As president of the BVI Teachers Union, I worked with other union members to invite Hull University, where I earned a Ph.D. in curricular studies in 1991, to carry out a teachers training programme, which was financed by the VI government. As a result, some 42 teachers were awarded certificates and bachelor’s degrees in education. At the end of the programme, Hull University offered to assist with the college, which was in its planning stage. However, to the shock and disappointment of the teachers and other educators, the government refused. In 1990 the college was to be a technical institution, but this was abandoned for the arts programmes. These two major moves by the government of the day, against the advice of myself and others, have caused a severe setback to vocational and technical education in the VI for years. As I advised then, the arts programmes should have been added to the technical programmes.

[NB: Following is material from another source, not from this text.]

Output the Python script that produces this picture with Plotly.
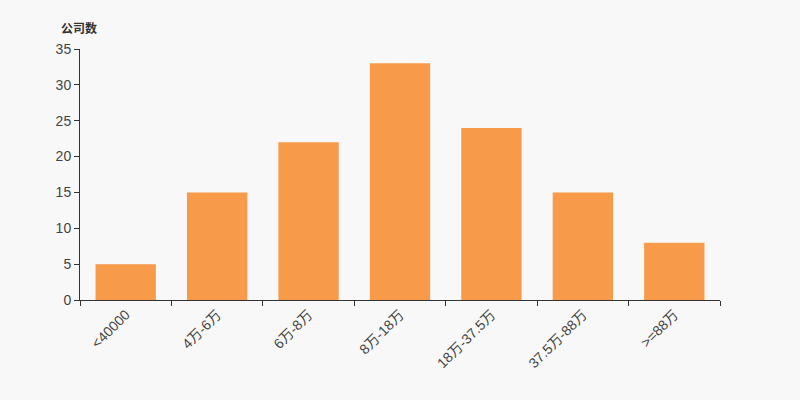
import plotly.graph_objects as go

categories = ["<40000", "4万-6万", "6万-8万", "8万-18万", "18万-37.5万", "37.5万-88万", ">=88万"]
company_counts = [5, 15, 22, 33, 24, 15, 8]
y_ticks = [0, 5, 10, 15, 20, 25, 30, 35]

font_family = "Liberation Sans, Noto Sans CJK SC, sans-serif"

fig = go.Figure(
    go.Bar(
        x=categories,
        y=company_counts,
        marker=dict(color="#f79a4a", line=dict(width=0)),
        width=0.66,
    )
)

fig.update_layout(
    width=800,
    height=400,
    margin=dict(l=80, r=80, t=49, b=100),
    paper_bgcolor="#f8f8f8",
    plot_bgcolor="#f8f8f8",
    showlegend=False,
    font=dict(family=font_family, size=12, color="#333"),
    annotations=[
        dict(
            text="<b>公司数</b>",
            xref="paper", yref="paper",
            x=-0.033, y=1.0, yshift=22,
            xanchor="left", yanchor="middle",
            showarrow=False,
            font=dict(family="Noto Sans CJK SC", size=12, color="#333"),
        )
    ],
)

fig.update_xaxes(
    type="category",
    tickangle=-45,
    tickson="boundaries",
    ticks="outside",
    ticklen=5,
    tickcolor="#333",
    showline=True,
    linecolor="#333",
    linewidth=1,
    showgrid=False,
    tickfont=dict(size=14, color="#444"),
)

fig.update_yaxes(
    range=[0, 35],
    tickvals=y_ticks,
    ticks="outside",
    ticklen=5,
    tickcolor="#333",
    showline=True,
    linecolor="#333",
    linewidth=1,
    showgrid=False,
    zeroline=False,
    tickfont=dict(size=14, color="#444"),
)

fig.write_html(
    "out.html",
    config={"displayModeBar": False},
    post_script="document.body.style.margin='0';document.body.style.background='#f8f8f8';",
)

One wonders if this was an attempt to lessen the influence of the BVI Teachers Union in establishing the college. Be that as it may, what a price to pay. The newly opened college struggled for years, and we may have lost a generation or more of Virgin Islanders who could have been exposed to more vocational and technical education. I shudder at these two mistakes but will shudder less with the opening of the new technical school. Talk show host Douglas Wheatley insists that those responsible for education at that time dropped the ball. One valuable lesson we should learn from all this is that we should always put the territory first.

‘Great things’

This grand occasion signifies that great things are expected of the new institution. The naming of one of the buildings in honour of the late Stanley Nibbs, who was a renowned teacher and woodwork instructor who served the VI for more than 50 years, is well deserving. The new school was long in becoming reality. As a former teacher, educator and curriculum expert, I extend best wishes to this new institution on behalf of myself and my family.